# REQUEST
Find the lines that contain the word "script" and copy each one.

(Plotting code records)
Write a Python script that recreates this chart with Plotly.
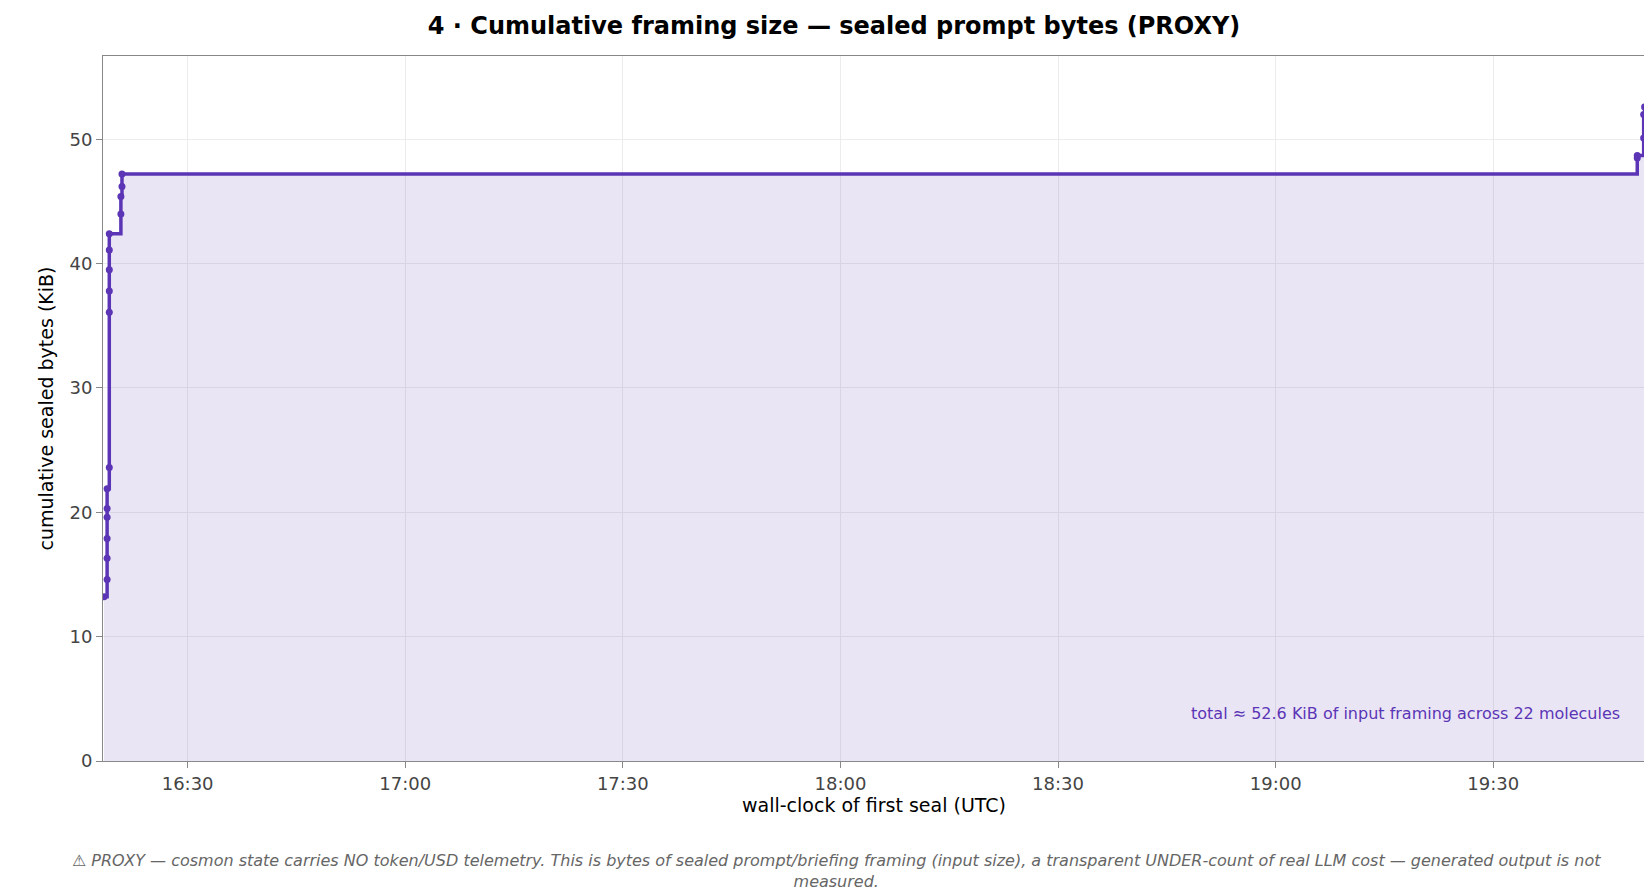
import plotly.graph_objects as go

times = ["2024-01-01 16:18:28","2024-01-01 16:18:54","2024-01-01 16:18:54","2024-01-01 16:18:54",
         "2024-01-01 16:18:54","2024-01-01 16:18:54","2024-01-01 16:18:54","2024-01-01 16:19:12",
         "2024-01-01 16:19:12","2024-01-01 16:19:12","2024-01-01 16:19:12","2024-01-01 16:19:12",
         "2024-01-01 16:19:12","2024-01-01 16:20:48","2024-01-01 16:20:48","2024-01-01 16:20:57",
         "2024-01-01 16:20:57","2024-01-01 19:49:51","2024-01-01 19:49:51","2024-01-01 19:50:44",
         "2024-01-01 19:50:44","2024-01-01 19:50:52"]
cum_kib = [13.2,14.6,16.3,17.9,19.6,20.3,21.9,23.6,36.1,37.8,39.5,41.1,42.4,44.0,45.4,46.2,47.2,
           48.5,48.7,50.1,52.0,52.6]
purple = "#5b35b5"

fig = go.Figure(go.Scatter(x=times, y=cum_kib, mode="lines+markers", line=dict(shape="hv", color=purple, width=3.5),
                           marker=dict(size=7, color=purple), fill="tozeroy", fillcolor="rgba(91,53,181,0.13)"))
fig.update_layout(
    width=1652, height=894, plot_bgcolor="white", paper_bgcolor="white", showlegend=False,
    margin=dict(l=95, r=15, t=48, b=141),
    font=dict(family="DejaVu Sans", size=18, color="#444"),
    title=dict(text="<b>4 · Cumulative framing size — sealed prompt bytes (PROXY)</b>", x=0.5, y=0.99, yanchor="top",
               font=dict(size=24, color="black")),
    xaxis=dict(range=["2024-01-01 16:18:20","2024-01-01 19:50:55"], tickformat="%H:%M", dtick=30*60*1000,
               tick0="2024-01-01 16:30", showgrid=True, gridcolor="#ececec", ticks="outside", ticklen=6,
               tickcolor="#888", showline=True, linecolor="#888", mirror=True,
               title=dict(text="wall-clock of first seal (UTC)", font=dict(size=19, color="black"), standoff=6)),
    yaxis=dict(range=[0, 56.7], dtick=10, showgrid=True, gridcolor="#ececec", ticks="outside", ticklen=6,
               tickcolor="#888", showline=True, linecolor="#888", mirror=True, zeroline=False,
               title=dict(text="cumulative sealed bytes (KiB)", font=dict(size=19, color="black"), standoff=10)),
    annotations=[
        dict(text="total ≈ 52.6 KiB of input framing across 22 molecules", xref="paper", yref="paper",
             x=0.985, y=0.068, xanchor="right", yanchor="middle", showarrow=False, font=dict(size=16, color=purple)),
        dict(text="<i>⚠ PROXY — cosmon state carries NO token/USD telemetry. This is bytes of sealed prompt/briefing framing (input size), a transparent UNDER-count of real LLM cost — generated output is not<br>measured.</i>",
             xref="paper", yref="paper", x=0.476, y=-0.125, xanchor="center", yanchor="top", showarrow=False,
             font=dict(size=16, color="#666")),
    ],
)
fig.write_html("out.html")
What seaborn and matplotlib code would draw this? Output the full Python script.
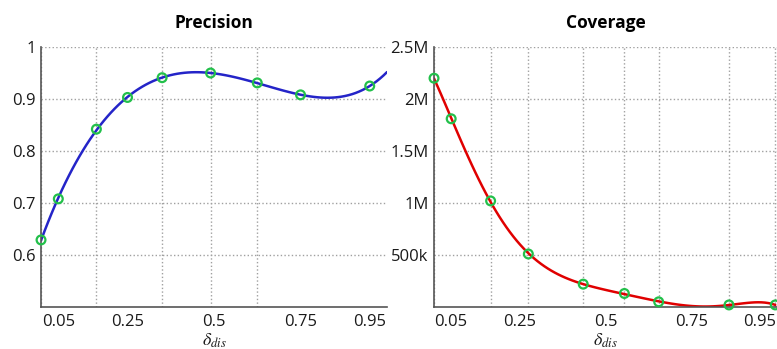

# ANSWER TO THIS EXERCISE
Write a Python script that recreates this chart with Plotly.
What seaborn and matplotlib code would draw this? Output the full Python script.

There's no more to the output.